:: GOAL ::
Return the whole listing, line for line, without the pictures in it.

....

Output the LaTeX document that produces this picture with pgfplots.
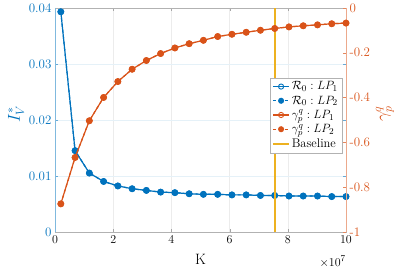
\documentclass[border=0pt]{standalone}
\usepackage{pgfplots}
\pgfplotsset{compat=1.18}
\definecolor{mblue}{rgb}{0,0.447,0.741}
\definecolor{morange}{rgb}{0.85,0.325,0.098}
\definecolor{myellow}{rgb}{0.929,0.694,0.125}
\pgfplotstableread{
x y
0.20 0.0393
0.69 0.0145
1.18 0.0105
1.67 0.0090
2.16 0.0082
2.65 0.0077
3.14 0.0074
3.63 0.0071
4.12 0.0070
4.61 0.0068
5.10 0.0067
5.59 0.0067
6.08 0.0066
6.57 0.0066
7.06 0.0065
7.55 0.0065
8.04 0.0064
8.53 0.0064
9.02 0.0064
9.51 0.0063
10.00 0.0063
}\bluedata
\pgfplotstableread{
x y
0.20 -0.875
0.69 -0.668
1.18 -0.504
1.67 -0.400
2.16 -0.329
2.65 -0.274
3.14 -0.235
3.63 -0.204
4.12 -0.179
4.61 -0.160
5.10 -0.145
5.59 -0.128
6.08 -0.118
6.57 -0.109
7.06 -0.100
7.55 -0.092
8.04 -0.085
8.53 -0.080
9.02 -0.076
9.51 -0.071
10.00 -0.068
}\orangedata
\begin{document}
\begin{tikzpicture}
\pgfplotsset{
  common/.style={
    width=291pt, height=224pt, scale only axis,
    xmin=0, xmax=10,
    scaled x ticks=false, scaled y ticks=false,
    tick align=inside,
    major tick length=3pt,
    tick label style={font=\fontsize{13}{15}\selectfont},
    xlabel style={font=\fontsize{15}{17}\selectfont, inner sep=0pt},
    ylabel style={font=\fontsize{18}{20}\selectfont, inner sep=0pt},
  }
}
\begin{axis}[common, name=ax,
  ymin=0, ymax=0.04,
  xtick={0,2,4,6,8,10},
  ytick={0,0.01,0.02,0.03,0.04},
  yticklabels={0,0.01,0.02,0.03,0.04},
  yticklabel style={mblue},
  axis line style={gray!60},
  ytick style={mblue!60},
  xtick style={gray!70},
  xmajorgrids, ymajorgrids,
  x grid style={gray!15},
  y grid style={mblue!10},
  xlabel={K},
  ylabel={$I_V^*$},
  ylabel style={mblue, at={(axis description cs:-0.134,0.527)}, anchor=center},
  xlabel style={at={(axis description cs:0.5,-0.124)}, anchor=center},
  after end axis/.code={
    \draw[mblue!50] (rel axis cs:0,0) -- (rel axis cs:0,1);
    \node[anchor=north east, font=\fontsize{13}{15}\selectfont, inner sep=0pt] at (rel axis cs:1,0) [yshift=-24pt] {$\times 10^{7}$};
  },
]
\addplot[mblue, line width=1.2pt, mark=o, mark size=2.8pt, mark options={solid, line width=1pt}] table[x=x,y=y] {\bluedata};
\addplot[mblue, line width=1.2pt, dashed, mark=*, mark size=2.8pt, mark options={solid}] table[x=x,y=y] {\bluedata};
\end{axis}
\begin{axis}[common,
  ymin=-1, ymax=0,
  axis x line=none,
  axis y line*=right,
  axis line style={-, morange!50},
  ytick={-1,-0.8,-0.6,-0.4,-0.2,0},
  yticklabels={-1,-0.8,-0.6,-0.4,-0.2,0},
  yticklabel style={morange},
  ytick style={morange!70},
  ylabel={$\gamma_p^q$},
  ylabel style={morange, at={(axis description cs:1.134,0.527)}, anchor=center, rotate=0},
  legend style={at={(axis description cs:0.986,0.689)}, anchor=north east,
    draw=gray!60, fill=white, font=\fontsize{12.5}{14}\selectfont,
    row sep=0.5pt, inner sep=2pt, cells={anchor=west}},
  legend image code/.code={
    \draw[#1] (0cm,0cm) -- (0.55cm,0cm);
    \draw[#1, only marks] plot coordinates {(0.275cm,0cm)};
  },
]
\addlegendimage{mblue, line width=1.2pt, mark=o, mark size=2.6pt, mark options={solid, line width=0.9pt, fill=white}}
\addlegendentry{$\mathcal{R}_0: LP_1$}
\addlegendimage{mblue, line width=1.2pt, dashed, mark=*, mark size=2.4pt, mark options={solid}}
\addlegendentry{$\mathcal{R}_0: LP_2$}
\addplot[morange, line width=1.2pt, mark=o, mark size=2.8pt, mark options={solid, line width=1pt}, forget plot] table[x=x,y=y] {\orangedata};
\addlegendimage{morange, line width=1.2pt, mark=o, mark size=2.6pt, mark options={solid, line width=0.9pt, fill=white}}
\addlegendentry{$\gamma_p^q: LP_1$}
\addplot[morange, line width=1.2pt, dashed, mark=*, mark size=2.8pt, mark options={solid}, forget plot] table[x=x,y=y] {\orangedata};
\addlegendimage{morange, line width=1.2pt, dashed, mark=*, mark size=2.4pt, mark options={solid}}
\addlegendentry{$\gamma_p^q: LP_2$}
\addplot[draw=myellow, line width=1.8pt, forget plot] coordinates {(7.57,-1) (7.57,0)};
\addlegendimage{draw=myellow, line width=1.8pt}
\addlegendentry{Baseline}
\end{axis}
\path (ax.south west) ++(-55pt,-37pt) rectangle ([xshift=57pt,yshift=7pt]ax.north east);
\end{tikzpicture}
\end{document}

....

:: TASK ANSWER ::
Output the LaTeX document that produces this picture with pgfplots.
\documentclass[border=0pt]{standalone}
\usepackage{pgfplots}
\pgfplotsset{compat=1.18}
\definecolor{mblue}{rgb}{0,0.447,0.741}
\definecolor{morange}{rgb}{0.85,0.325,0.098}
\definecolor{myellow}{rgb}{0.929,0.694,0.125}
\pgfplotstableread{
x y
0.20 0.0393
0.69 0.0145
1.18 0.0105
1.67 0.0090
2.16 0.0082
2.65 0.0077
3.14 0.0074
3.63 0.0071
4.12 0.0070
4.61 0.0068
5.10 0.0067
5.59 0.0067
6.08 0.0066
6.57 0.0066
7.06 0.0065
7.55 0.0065
8.04 0.0064
8.53 0.0064
9.02 0.0064
9.51 0.0063
10.00 0.0063
}\bluedata
\pgfplotstableread{
x y
0.20 -0.875
0.69 -0.668
1.18 -0.504
1.67 -0.400
2.16 -0.329
2.65 -0.274
3.14 -0.235
3.63 -0.204
4.12 -0.179
4.61 -0.160
5.10 -0.145
5.59 -0.128
6.08 -0.118
6.57 -0.109
7.06 -0.100
7.55 -0.092
8.04 -0.085
8.53 -0.080
9.02 -0.076
9.51 -0.071
10.00 -0.068
}\orangedata
\begin{document}
\begin{tikzpicture}
\pgfplotsset{
  common/.style={
    width=291pt, height=224pt, scale only axis,
    xmin=0, xmax=10,
    scaled x ticks=false, scaled y ticks=false,
    tick align=inside,
    major tick length=3pt,
    tick label style={font=\fontsize{13}{15}\selectfont},
    xlabel style={font=\fontsize{15}{17}\selectfont, inner sep=0pt},
    ylabel style={font=\fontsize{18}{20}\selectfont, inner sep=0pt},
  }
}
\begin{axis}[common, name=ax,
  ymin=0, ymax=0.04,
  xtick={0,2,4,6,8,10},
  ytick={0,0.01,0.02,0.03,0.04},
  yticklabels={0,0.01,0.02,0.03,0.04},
  yticklabel style={mblue},
  axis line style={gray!60},
  ytick style={mblue!60},
  xtick style={gray!70},
  xmajorgrids, ymajorgrids,
  x grid style={gray!15},
  y grid style={mblue!10},
  xlabel={K},
  ylabel={$I_V^*$},
  ylabel style={mblue, at={(axis description cs:-0.134,0.527)}, anchor=center},
  xlabel style={at={(axis description cs:0.5,-0.124)}, anchor=center},
  after end axis/.code={
    \draw[mblue!50] (rel axis cs:0,0) -- (rel axis cs:0,1);
    \node[anchor=north east, font=\fontsize{13}{15}\selectfont, inner sep=0pt] at (rel axis cs:1,0) [yshift=-24pt] {$\times 10^{7}$};
  },
]
\addplot[mblue, line width=1.2pt, mark=o, mark size=2.8pt, mark options={solid, line width=1pt}] table[x=x,y=y] {\bluedata};
\addplot[mblue, line width=1.2pt, dashed, mark=*, mark size=2.8pt, mark options={solid}] table[x=x,y=y] {\bluedata};
\end{axis}
\begin{axis}[common,
  ymin=-1, ymax=0,
  axis x line=none,
  axis y line*=right,
  axis line style={-, morange!50},
  ytick={-1,-0.8,-0.6,-0.4,-0.2,0},
  yticklabels={-1,-0.8,-0.6,-0.4,-0.2,0},
  yticklabel style={morange},
  ytick style={morange!70},
  ylabel={$\gamma_p^q$},
  ylabel style={morange, at={(axis description cs:1.134,0.527)}, anchor=center, rotate=0},
  legend style={at={(axis description cs:0.986,0.689)}, anchor=north east,
    draw=gray!60, fill=white, font=\fontsize{12.5}{14}\selectfont,
    row sep=0.5pt, inner sep=2pt, cells={anchor=west}},
  legend image code/.code={
    \draw[#1] (0cm,0cm) -- (0.55cm,0cm);
    \draw[#1, only marks] plot coordinates {(0.275cm,0cm)};
  },
]
\addlegendimage{mblue, line width=1.2pt, mark=o, mark size=2.6pt, mark options={solid, line width=0.9pt, fill=white}}
\addlegendentry{$\mathcal{R}_0: LP_1$}
\addlegendimage{mblue, line width=1.2pt, dashed, mark=*, mark size=2.4pt, mark options={solid}}
\addlegendentry{$\mathcal{R}_0: LP_2$}
\addplot[morange, line width=1.2pt, mark=o, mark size=2.8pt, mark options={solid, line width=1pt}, forget plot] table[x=x,y=y] {\orangedata};
\addlegendimage{morange, line width=1.2pt, mark=o, mark size=2.6pt, mark options={solid, line width=0.9pt, fill=white}}
\addlegendentry{$\gamma_p^q: LP_1$}
\addplot[morange, line width=1.2pt, dashed, mark=*, mark size=2.8pt, mark options={solid}, forget plot] table[x=x,y=y] {\orangedata};
\addlegendimage{morange, line width=1.2pt, dashed, mark=*, mark size=2.4pt, mark options={solid}}
\addlegendentry{$\gamma_p^q: LP_2$}
\addplot[draw=myellow, line width=1.8pt, forget plot] coordinates {(7.57,-1) (7.57,0)};
\addlegendimage{draw=myellow, line width=1.8pt}
\addlegendentry{Baseline}
\end{axis}
\path (ax.south west) ++(-55pt,-37pt) rectangle ([xshift=57pt,yshift=7pt]ax.north east);
\end{tikzpicture}
\end{document}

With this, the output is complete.